Indonesian coffees are prized for their unique flavour profile which is completely distinct when compared with coffee from any other origin. They are often low in acidity with heavy body and rich chocolate notes, though they can also be slightly wild and funky with notes of earth, wood and spice. This flavour is mostly brought about the method used to process the coffee known locally as ‘Giling Basah’. In this process the coffee is picked, depulped (usually on the individual small holding) and then partly sun dried until the moisture content of the beans reaches 30-35 per cent. Unusually, the parchment beans are then hulled at this stage to tear off the outer layer protecting the inner bean revealing a whitish coloured, swollen green bean. The drying is then completed on the patio until the moisture content reduces to a level where mould formation is not a risk. After this is complete, the beans turn to a dark green/blueish colour which is very distinctive and makes Indonesian beans processed in this way instantly recognisable.

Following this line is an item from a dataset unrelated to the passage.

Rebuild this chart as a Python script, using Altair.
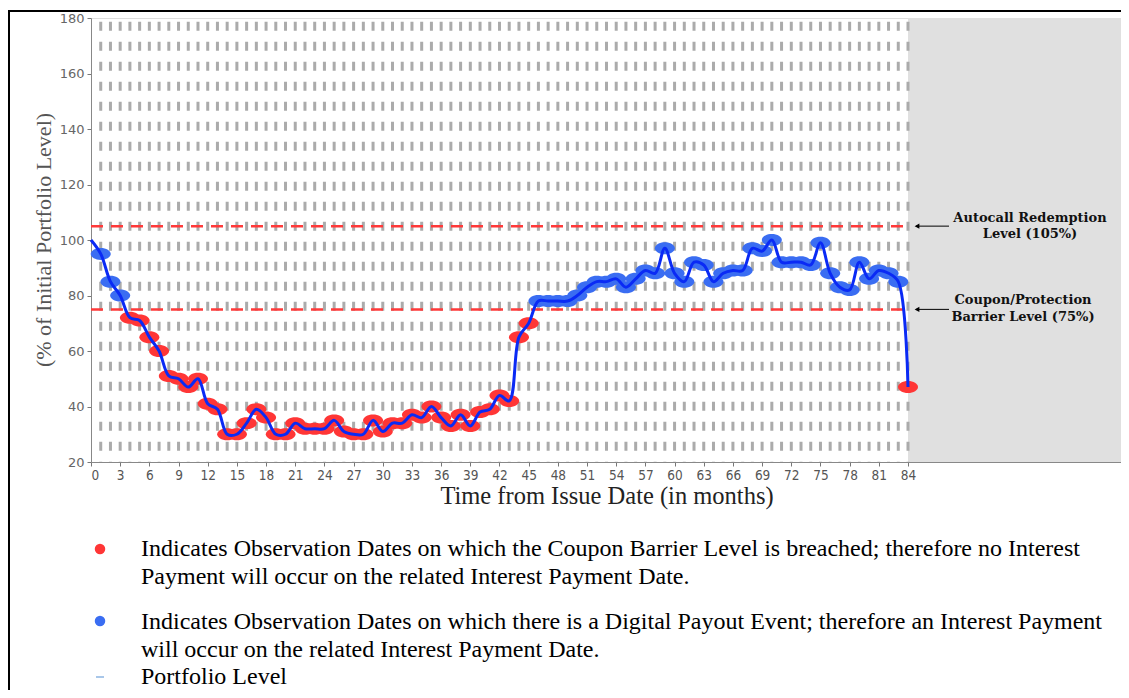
import altair as alt
import pandas as pd

# ---------------- data ----------------
months = list(range(0, 85))
levels = [100, 95, 85, 80, 72, 71, 65, 60, 51, 50, 47, 50, 41, 39, 30, 30, 34, 39, 36, 30, 30,
          34, 32, 32, 32, 35, 31, 30, 30, 35, 31, 34, 34, 37, 36, 40, 36, 33, 37, 33, 38, 39, 44, 42,
          65, 70, 78, 78, 78, 78, 80, 83, 85, 85, 86, 83, 86, 89, 88, 97, 88, 85, 92, 91, 85,
          88, 89, 89, 97, 96, 100, 92, 92, 92, 91, 99, 88, 83, 82, 92, 86, 89, 88, 85, 47]
assert len(levels) == len(months)

barrier_levels = [105, 75]
barrier_labels = ["Autocall Redemption\nLevel (105%)", "Coupon/Protection\nBarrier Level (75%)"]
coupon_barrier = 75
x_ticks = list(range(0, 85, 3))
y_ticks = list(range(20, 181, 20))
maturity = 84
x_max = 105.9

legend_red = ["Indicates Observation Dates on which the Coupon Barrier Level is breached; therefore no Interest",
              "Payment will occur on the related Interest Payment Date."]
legend_blue = ["Indicates Observation Dates on which there is a Digital Payout Event; therefore an Interest Payment",
               "will occur on the related Interest Payment Date."]
legend_line = "Portfolio Level"
x_title = "Time from Issue Date (in months)"
y_title = "(% of Initial Portfolio Level)"

# ---------------- frames ----------------
line_df = pd.DataFrame({"month": months, "level": levels})
obs_df = line_df[line_df.month >= 1].copy()
obs_df["status"] = ["breach" if v < coupon_barrier else "payout" for v in obs_df.level]
grid_df = pd.DataFrame({"month": months[1:], "top": 180, "bottom": 20})
shade_df = pd.DataFrame({"month": [maturity], "b": [x_max], "level": [180], "bottom": [20]})
barrier_df = pd.DataFrame({"level": barrier_levels, "month": 0, "x1": maturity, "label": barrier_labels})

W, H = 1030, 444
xs = alt.Scale(domain=[0, x_max], nice=False, zero=False)
ys = alt.Scale(domain=[20, 180], nice=False, zero=False)
xaxis = alt.Axis(values=x_ticks, title=None, grid=False,
                 labelFont="DejaVu Sans Condensed, Liberation Sans Narrow, sans-serif",
                 labelFontSize=13.5, labelColor="#555", tickColor="#777",
                 tickSize=4, domainColor="#888", labelPadding=2)
yaxis = alt.Axis(values=y_ticks, title=None, grid=False,
                 labelFont="DejaVu Sans", labelFontSize=13,
                 labelColor="#666", tickColor="#777", tickSize=4,
                 domainColor="#888", labelPadding=3)

def X(f):
    return alt.X(f, scale=xs, axis=xaxis, title=None)

def Y(f):
    return alt.Y(f, scale=ys, axis=yaxis, title=None)

SERIF = "Liberation Serif"
ELLIPSE = "M -1 0 A 1 0.6 0 1 0 1 0 A 1 0.6 0 1 0 -1 0 Z"

shade = alt.Chart(shade_df).mark_rect(color="#e0e0e0").encode(
    x=X("month:Q"), x2="b:Q", y=Y("level:Q"), y2="bottom:Q")

grid = alt.Chart(grid_df).mark_rule(color="#ababab", strokeWidth=3, strokeDash=[9, 11],
                                    strokeDashOffset=16.3).encode(
    x=X("month:Q"), y=Y("top:Q"), y2="bottom:Q")

barriers = alt.Chart(barrier_df).mark_rule(color="#ff3a3a", strokeWidth=2.5, strokeDash=[12, 8]).encode(
    x=X("month:Q"), x2="x1:Q", y=Y("level:Q"))

points = alt.Chart(obs_df).mark_point(shape=ELLIPSE, size=400, filled=True, opacity=1).encode(
    x=X("month:Q"), y=Y("level:Q"),
    color=alt.Color("status:N", legend=None,
                    scale=alt.Scale(domain=["breach", "payout"], range=["#ff3636", "#3a6df2"])),
)

line = alt.Chart(line_df).mark_line(color="#0a2af5", strokeWidth=3, interpolate="catmull-rom").encode(
    x=X("month:Q"), y=Y("level:Q"))

arrow_line = alt.Chart(barrier_df).mark_rule(color="black", strokeWidth=1).encode(
    x=alt.value(825), x2=alt.value(858), y=Y("level:Q"))
arrow_head = alt.Chart(barrier_df).mark_point(shape="triangle-left", filled=True, color="black",
                                              size=30, opacity=1).encode(
    x=alt.value(826), y=Y("level:Q"))

ann_kw = dict(font="DejaVu Serif", fontWeight="bold", fontSize=13, lineBreak="\n",
              align="center", baseline="middle", color="#111")
annot1 = alt.Chart(barrier_df.iloc[[0]]).mark_text(lineHeight=16, dy=-8, **ann_kw).encode(
    x=alt.value(939), y=Y("level:Q"), text="label:N")
annot2 = alt.Chart(barrier_df.iloc[[1]]).mark_text(lineHeight=17, dy=-9, **ann_kw).encode(
    x=alt.value(932), y=Y("level:Q"), text="label:N")

def text_layer(s, x, y, **kw):
    return alt.Chart(pd.DataFrame({"t": [s]})).mark_text(**kw).encode(
        x=alt.value(x), y=alt.value(y), text="t:N")

ytitle = text_layer(y_title, -47, 222, font=SERIF, fontSize=22, color="#555", angle=270,
                    align="center", baseline="middle")
xtitle = text_layer(x_title, 516, 479, font=SERIF, fontSize=24.5, color="#222",
                    align="center", baseline="middle")

leg_kw = dict(font=SERIF, fontSize=24, color="black", align="left", baseline="middle")
legend_layers = [
    text_layer(legend_red[0], 50, 531, **leg_kw),
    text_layer(legend_red[1], 50, 559, **leg_kw),
    text_layer(legend_blue[0], 50, 604, **leg_kw),
    text_layer(legend_blue[1], 50, 632, **leg_kw),
    text_layer(legend_line, 50, 659, **leg_kw),
]
sym_df = pd.DataFrame({"status": ["breach", "payout"]})
leg_red = alt.Chart(sym_df.iloc[[0]]).mark_point(shape="circle", filled=True, size=110, opacity=1,
                                                 color="#ff3636").encode(x=alt.value(9), y=alt.value(531))
leg_blue = alt.Chart(sym_df.iloc[[1]]).mark_point(shape="circle", filled=True, size=110, opacity=1,
                                                  color="#3a6df2").encode(x=alt.value(9), y=alt.value(603))
leg_dash = alt.Chart(sym_df.iloc[[0]]).mark_rule(color="#8db4e2", strokeWidth=1.5).encode(
    x=alt.value(5), x2=alt.value(13), y=alt.value(659))

border_top = alt.Chart(sym_df.iloc[[0]]).mark_rule(color="black", strokeWidth=2).encode(
    x=alt.value(-83), x2=alt.value(W), y=alt.value(-7))
border_left = alt.Chart(sym_df.iloc[[0]]).mark_rule(color="black", strokeWidth=2).encode(
    x=alt.value(-82), y=alt.value(-8), y2=alt.value(700))

chart = alt.layer(
    shade, grid, barriers, points, line, arrow_line, arrow_head, annot1, annot2,
    ytitle, xtitle, *legend_layers, leg_red, leg_blue, leg_dash, border_top, border_left,
).properties(
    width=W, height=H,
    autosize=alt.AutoSizeParams(type="none"),
    padding={"left": 83, "top": 10, "right": 0, "bottom": 228},
).configure_view(stroke="#999", strokeWidth=1).configure(background="white")

chart.save("out.html", embed_options={"renderer": "svg", "actions": False})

This process does not come without its problems – due to the fact that the protective layer is removed at an earlier state, the beans are left exposed to the elements (and insects) during a really important stage in the process. This can put many specialty buyers off due to the increased risk of defect and slightly ‘scruffier’ look to the bean. However, it is possible to find clean and consistent Indonesian coffees which add a lot to blends due to the depth of flavour they can provide.